式年遷宮の主要祭事が終わっても参拝客が絶えない伊勢神宮。既に次の20年に向けた誘客事業が始まっている=三重県伊勢市・内宮前

 奥野事務局長自身に「伊勢のDNA」が色濃く見える。建設会社を経営する傍ら、同事務局が発足した2004年から事務局長を務め、ボランティアやスポンサー集めに奮闘。全国から特別神領民が参加する御白石持の期間中は、毎日朝3時に起きて指揮を執る。叱る、断るといった嫌われ役も一手に引き受ける。

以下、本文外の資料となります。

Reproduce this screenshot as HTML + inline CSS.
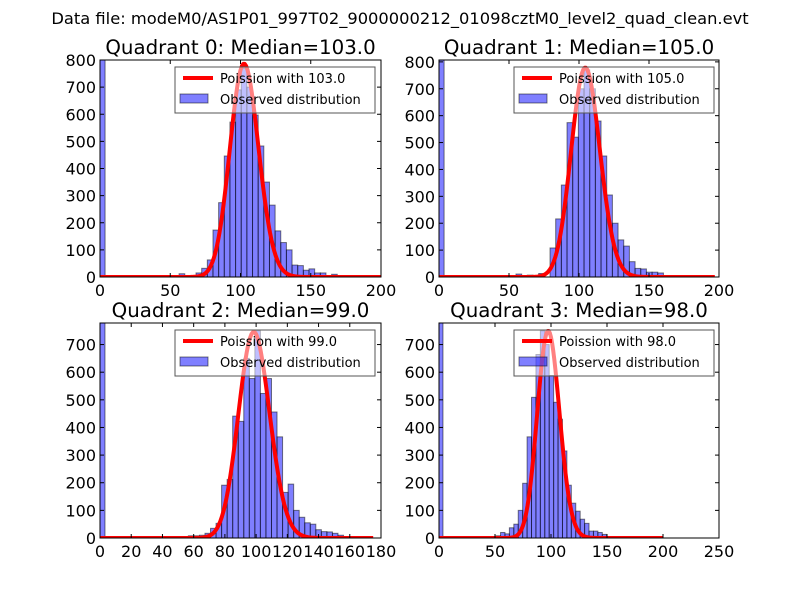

 こうしてつくり上げた集団が、今回の遷宮を“成功”に導いた。「そこかしこにリーダーがいて、責任と権限を持ってそれぞれの仕事をやってくれる。この組織なら何だってやれる」と奥野事務局長。伊勢市の北村勇二観光企画課長(50)は「行政だけではここまでできなかった」と振り返る。

■仕組み受け継ぐ

 数分間で数千人の特別神領民に水分補給してもらう仕組みも、参加者の健康を見守る仕組みも、自分たちで構築した。その手法は実施マニュアルにまとめ、次の遷宮につないでいく。20年に1度という親から子の世代に継がれていく絶妙な間隔で遷宮が繰り返されてきたからこそ、地域や組織が団結し、神宮の行事も信仰も受け継がれてきた。

 しかし、一方で20年は長い。将来も遷宮を続け、まちが栄えていくためには、手法やビジョンを残す必要があると伊勢の人々は考えている。200年後の遷宮のために大正時代に植樹された木のように、このマニュアルも次代への遺産となるはずだ。

■将来を見据えて

 20年前、40年前の遷宮では、ピーク時の年間参拝者が850万人前後で、その後は600万人程度まで減少している。1420万人を達成した今回(13年)、関係団体は今後減っても800万人の確保を目指すという。そのためには、情報を発信し続けなければならないし、滞在時間を延ばす工夫も必要だ。道路整備が進んだことなどで宿泊先が周辺の鳥羽や志摩などに流れており、伊勢市内への宿泊対策も課題になっている。

 伊勢の人々は、参拝者1千万人超えの大記録も「ゴールではない」とする。20年先、さらにその先を見据え、課題解決に向けた動きを既に始めている。「遷宮並みの参拝者が毎年来るなら、伊勢はきっと栄えていける。行政も民間も住民も皆が自分の問題として知恵を出し、取り組むことが重要」。奥野事務局長は強調した。